On the other hand, we can also see differences between early adults as compared to adolescents and later adults without looking at the brain itself. An area that has caught the attention of some EA researchers is that of risk-taking. Here, we again see this story of continued development in EA, where early adults engage with risk differently than adolescents, but have not yet reached the optimal level of risk taking that adults generally achieve (Brodbeck et al. 2013). Not only does this bring into focus how some of the continued brain development might play out in EA (the higher-level functions of prefrontal cortex are needed in order to inhibit risky behaviors), but it also shines a light on where these developmental processes can lead to psychological issues like addiction (Sussman and Arnett 2014).

In general, psychological research tends to focus on adolescence as a period of heightened vulnerability to mental disorders, and while this is true, the field is starting to recognize that EA is also an important period that exhibits sensitivity to the development of disorders like addiction, but also like depression and schizophrenia (Taber-Thomas and Perez-Edgar 2015). EA is a life stage associated with great external and internal change, and this kind of instability can render a person vulnerable to additional changes that could develop into a full-blown disorder. To give just one example, schizophrenia has been shown to be associated with less gray matter in parts of the prefrontal cortex (e.g. Hooker et al. 2011), a region that is already undergoing changes during EA (as discussed above).

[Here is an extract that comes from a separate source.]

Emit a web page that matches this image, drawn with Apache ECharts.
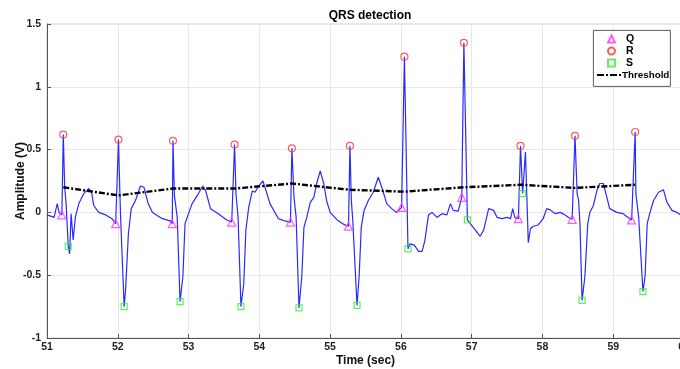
<!DOCTYPE html>
<html>
<head>
<meta charset="utf-8">
<script src="https://cdn.jsdelivr.net/npm/echarts@6/dist/echarts.min.js"></script>
<style>
    html, body { margin: 0; padding: 0; background: #fff; }
    #myChart { width: 680px; height: 369px; }
</style>
</head>
<body>
<div id="myChart"></div>
<script>
// ecg signal, [time (sec), amplitude (V)]
var ecgSignal = [
    [51.00, -0.02], [51.10, -0.04], [51.145, 0.07], [51.17, 0.00], [51.21, -0.02], [51.23, 0.62],
    [51.25, 0.20], [51.27, 0.07], [51.30, -0.27], [51.32, -0.33], [51.34, -0.01], [51.37, -0.22],
    [51.40, -0.04], [51.45, 0.07], [51.52, 0.15], [51.59, 0.19], [51.63, 0.16], [51.66, 0.055],
    [51.73, 0.00], [51.83, -0.02], [51.92, -0.05], [51.97, -0.09], [52.01, 0.58], [52.03, 0.15],
    [52.04, -0.04], [52.09, -0.75], [52.11, -0.62], [52.15, -0.17], [52.19, 0.03], [52.25, 0.095],
    [52.32, 0.21], [52.37, 0.20], [52.43, 0.07], [52.49, 0.00], [52.63, -0.05], [52.75, -0.07],
    [52.77, -0.09], [52.78, 0.57], [52.80, 0.135], [52.84, -0.04], [52.88, -0.71], [52.92, -0.51],
    [52.95, -0.09], [53.00, -0.01], [53.05, 0.07], [53.14, 0.15], [53.20, 0.21], [53.24, 0.175],
    [53.31, 0.03], [53.42, -0.01], [53.54, -0.06], [53.61, -0.077], [53.65, 0.54], [53.67, 0.15],
    [53.70, -0.04], [53.74, -0.75], [53.78, -0.57], [53.81, -0.14], [53.85, 0.04], [53.90, 0.17],
    [53.94, 0.16], [53.99, 0.21], [54.05, 0.25], [54.08, 0.20], [54.15, 0.07], [54.27, -0.05],
    [54.37, -0.07], [54.44, -0.077], [54.46, 0.51], [54.49, 0.12], [54.52, -0.04], [54.56, -0.76],
    [54.60, -0.51], [54.63, -0.12], [54.67, -0.04], [54.72, 0.08], [54.77, 0.12], [54.81, 0.23],
    [54.86, 0.33], [54.91, 0.23], [54.95, 0.095], [55.00, 0.00], [55.10, -0.06], [55.19, -0.095],
    [55.26, -0.11], [55.28, 0.53], [55.30, 0.095], [55.32, -0.06], [55.38, -0.74], [55.41, -0.51],
    [55.44, -0.12], [55.48, 0.016], [55.54, 0.095], [55.61, 0.16], [55.68, 0.28], [55.73, 0.20],
    [55.80, 0.07], [55.87, 0.03], [55.94, 0.00], [56.01, 0.04], [56.05, 1.24], [56.10, -0.29],
    [56.13, -0.25], [56.19, -0.26], [56.25, -0.31], [56.30, -0.31], [56.34, -0.22], [56.39, -0.02],
    [56.44, 0.00], [56.51, -0.04], [56.58, -0.01], [56.65, -0.02], [56.70, 0.07], [56.74, 0.016],
    [56.81, 0.01], [56.86, 0.12], [56.89, 1.35], [56.94, -0.06], [56.98, -0.09], [57.05, -0.14],
    [57.12, -0.19], [57.17, -0.14], [57.24, 0.03], [57.31, 0.016], [57.36, -0.04], [57.43, -0.05],
    [57.50, -0.04], [57.55, -0.05], [57.58, 0.03], [57.61, -0.04], [57.66, -0.05], [57.69, 0.53],
    [57.72, 0.15], [57.76, 0.48], [57.80, -0.24], [57.83, -0.13], [57.87, -0.11], [57.94, -0.10],
    [58.01, -0.05], [58.06, 0.03], [58.11, 0.02], [58.18, -0.01], [58.25, 0.00], [58.32, -0.02],
    [58.37, -0.04], [58.42, -0.055], [58.46, 0.61], [58.49, 0.15], [58.51, 0.10], [58.53, -0.09],
    [58.56, -0.70], [58.60, -0.51], [58.64, -0.09], [58.67, 0.00], [58.72, 0.055], [58.77, 0.175],
    [58.81, 0.23], [58.86, 0.23], [58.91, 0.12], [58.95, 0.03], [59.05, 0.00], [59.14, -0.01],
    [59.21, -0.04], [59.26, -0.06], [59.31, 0.64], [59.32, 0.15], [59.36, -0.04], [59.42, -0.63],
    [59.45, -0.51], [59.48, -0.09], [59.52, 0.00], [59.57, 0.095], [59.64, 0.16], [59.71, 0.18],
    [59.76, 0.08], [59.83, 0.016], [59.90, 0.00], [59.95, -0.02], [60.00, -0.02]
];

var qPoints = [[51.21, -0.02], [51.97, -0.09], [52.77, -0.09], [53.61, -0.077], [54.44, -0.077], [55.26, -0.11],
    [56.01, 0.04], [56.86, 0.12], [57.66, -0.05], [58.42, -0.055], [59.26, -0.06]];
var rPoints = [[51.23, 0.62], [52.01, 0.58], [52.78, 0.57], [53.65, 0.54], [54.46, 0.51], [55.28, 0.53],
    [56.05, 1.24], [56.89, 1.35], [57.69, 0.53], [58.46, 0.61], [59.31, 0.64]];
var sPoints = [[51.30, -0.27], [52.09, -0.75], [52.88, -0.71], [53.74, -0.75], [54.56, -0.76], [55.38, -0.74],
    [56.10, -0.29], [56.94, -0.06], [57.72, 0.15], [58.56, -0.70], [59.42, -0.63]];
var thresholdVals = [0.20, 0.135, 0.19, 0.19, 0.23, 0.18, 0.165, 0.20, 0.22, 0.195, 0.22];

var xTicks = [51, 52, 53, 54, 55, 56, 57, 58, 59, 60];
var yTicks = [-1, -0.5, 0, 0.5, 1, 1.5];

function drawchart() {
    var chart = echarts.init(document.getElementById('myChart'));

    // threshold is drawn at each R peak time
    var thresholdLine = [];
    for (var i = 0; i < rPoints.length; i++) {
        thresholdLine.push([rPoints[i][0], thresholdVals[i]]);
    }

    var fontFam = '"Liberation Sans", Arial, sans-serif';
    var legendText = { fontFamily: fontFam, fontSize: 10.5, fontWeight: 'bold', color: '#000', lineHeight: 12 };
    var option = {
        backgroundColor: '#fff',
        animation: false,
        title: {
            text: 'QRS detection',
            left: 365,
            textAlign: 'center',
            top: 5,
            textStyle: { fontFamily: fontFam, fontSize: 12, fontWeight: 'bold', color: '#000' }
        },
        // legend box (two legends share it: markers and the dash-dot line)
        graphic: [{
            type: 'rect',
            left: 593,
            top: 30,
            shape: { width: 77, height: 56 },
            style: { fill: '#fff', stroke: '#333', lineWidth: 0.8 },
            z: 3
        }],
        legend: [
            {
                orient: 'vertical',
                left: 607,
                top: 33,
                padding: 0,
                itemGap: 0,
                itemWidth: 7,
                itemHeight: 7,
                data: ['Q', 'R', 'S'],
                textStyle: Object.assign({ padding: [0, 0, 0, 6] }, legendText),
                z: 5
            },
            {
                orient: 'vertical',
                left: 597,
                top: 69,
                padding: 0,
                itemWidth: 24,
                itemHeight: 2.5,
                data: [{ name: 'Threshold', icon: 'path://M0,0h7v2h-7z M9,0h2v2h-2z M13,0h7v2h-7z M22,0h2v2h-2z' }],
                itemStyle: { color: '#000' },
                textStyle: Object.assign({ padding: [0, 0, 0, -4] }, legendText, { fontSize: 9.8 }),
                z: 5
            }
        ],
        grid: {
            left: 47,
            right: -4,
            top: 24,
            bottom: 31,
            containLabel: false,
            outerBoundsMode: 'none',
            show: true,
            borderColor: '#d0d0d0',
            borderWidth: 1
        },
        xAxis: {
            type: 'value',
            min: xTicks[0],
            max: xTicks[xTicks.length - 1],
            interval: 1,
            name: 'Time (sec)',
            nameLocation: 'middle',
            nameGap: 17,
            nameMoveOverlap: false,
            nameTextStyle: { fontFamily: fontFam, fontSize: 12, fontWeight: 'bold', color: '#111' },
            axisLine: { onZero: false, lineStyle: { color: '#555' } },
            axisTick: { inside: true, length: 4, lineStyle: { color: '#555' } },
            axisLabel: { fontFamily: fontFam, fontSize: 10.5, fontWeight: 'bold', color: '#222', margin: 4 },
            splitLine: { show: true, lineStyle: { color: '#e8e8e8' } }
        },
        yAxis: {
            type: 'value',
            min: yTicks[0],
            max: yTicks[yTicks.length - 1],
            interval: 0.5,
            name: 'Amplitude (V)',
            nameLocation: 'middle',
            nameGap: 20,
            nameMoveOverlap: false,
            nameTextStyle: { fontFamily: fontFam, fontSize: 12, fontWeight: 'bold', color: '#111' },
            axisLine: { show: true, lineStyle: { color: '#555' } },
            axisTick: { show: true, inside: true, length: 4, lineStyle: { color: '#555' } },
            axisLabel: { fontFamily: fontFam, fontSize: 10.5, fontWeight: 'bold', color: '#222', margin: 6 },
            splitLine: { show: true, lineStyle: { color: '#e8e8e8' } }
        },
        series: [
            {
                name: 'ECG',
                type: 'line',
                data: ecgSignal,
                showSymbol: false,
                symbol: 'none',
                lineStyle: { color: '#2a2aff', width: 1.2 },
                z: 2
            },
            {
                name: 'Threshold',
                type: 'line',
                data: thresholdLine,
                symbol: 'none',
                itemStyle: { color: '#000' },
                lineStyle: { color: '#000', width: 2.4, type: [6, 2, 2, 2] },
                z: 3
            },
            {
                name: 'Q',
                type: 'scatter',
                data: qPoints,
                symbol: 'triangle',
                symbolSize: 8,
                itemStyle: { color: 'rgba(255,255,255,0)', borderColor: '#ff33ff', borderWidth: 1.2 },
                z: 4
            },
            {
                name: 'R',
                type: 'scatter',
                data: rPoints,
                symbol: 'circle',
                symbolSize: 7,
                itemStyle: { color: 'rgba(255,255,255,0)', borderColor: '#ff3333', borderWidth: 1.2 },
                z: 4
            },
            {
                name: 'S',
                type: 'scatter',
                data: sPoints,
                symbol: 'rect',
                symbolSize: 6,
                itemStyle: { color: 'rgba(255,255,255,0)', borderColor: '#33ee33', borderWidth: 1.2 },
                z: 4
            }
        ]
    };
    chart.setOption(option);
    window.addEventListener("resize", () => {
        chart.resize();
    });
}

drawchart();
</script>
</body>
</html>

With so many illnesses exhibiting an increased prevalence during this life stage, and so many changes in the brain and behavior occurring even in normal development after adolescence, studying EA provides us with a wealth of knowledge that will help us both to understand what is happening in the internal life of early adults and what it looks like when something abnormal is happening. Continued research on EA will lead us to a clearer understanding of why a college freshman and a 40-year-old woman don’t think the same way, a fact that is often overlooked in many contexts both within and outside of psychological research.


Arnett, J. J. (2000). Emerging adulthood: A theory of development from the late teens through the twenties. American psychologist, 55(5), 469.

Brodbeck, J., Bachmann, M. S., Croudace, T. J., & Brown, A. (2013). Comparing growth trajectories of risk behaviors from late adolescence through young adulthood: An accelerated design. Developmental psychology, 49(9), 1732.

Hooker, C. I., Bruce, L., Lincoln, S. H., Fisher, M., & Vinogradov, S. (2011). Theory of mind skills are related to gray matter volume in the ventromedial prefrontal cortex in schizophrenia. Biological psychiatry, 70(12), 1169-1178.

Lebel, C., Walker, L., Leemans, A., Phillips, L., & Beaulieu, C. (2008). Microstructural maturation of the human brain from childhood to adulthood. Neuroimage, 40(3), 1044-1055.

Lebel, C., Gee, M., Camicioli, R., Wieler, M., Martin, W., & Beaulieu, C. (2012). Diffusion tensor imaging of white matter tract evolution over the lifespan. Neuroimage, 60(1), 340-352.

Olson, I. R., Von Der Heide, R. J., Alm, K. H., & Vyas, G. (2015). Development of the uncinate fasciculus: implications for theory and developmental disorders. Developmental cognitive neuroscience, 14, 50-61.

Sussman, S., & Arnett, J. J. (2014). Emerging adulthood: developmental period facilitative of the addictions. Evaluation & the health professions, 37(2), 147-155.

Taber-Thomas, B., & Perez-Edgar, K. (2015). Emerging adulthood brain development. In The Oxford handbook of emerging adulthood (pp. 126-141). New York, NY: Oxford University Press.

Vijayakumar, N., Cheng, T. W., & Pfeifer, J. H. (2017). Neural correlates of social exclusion across ages: A coordinate-based meta-analysis of functional MRI studies. Neuroimage, 153, 359-368.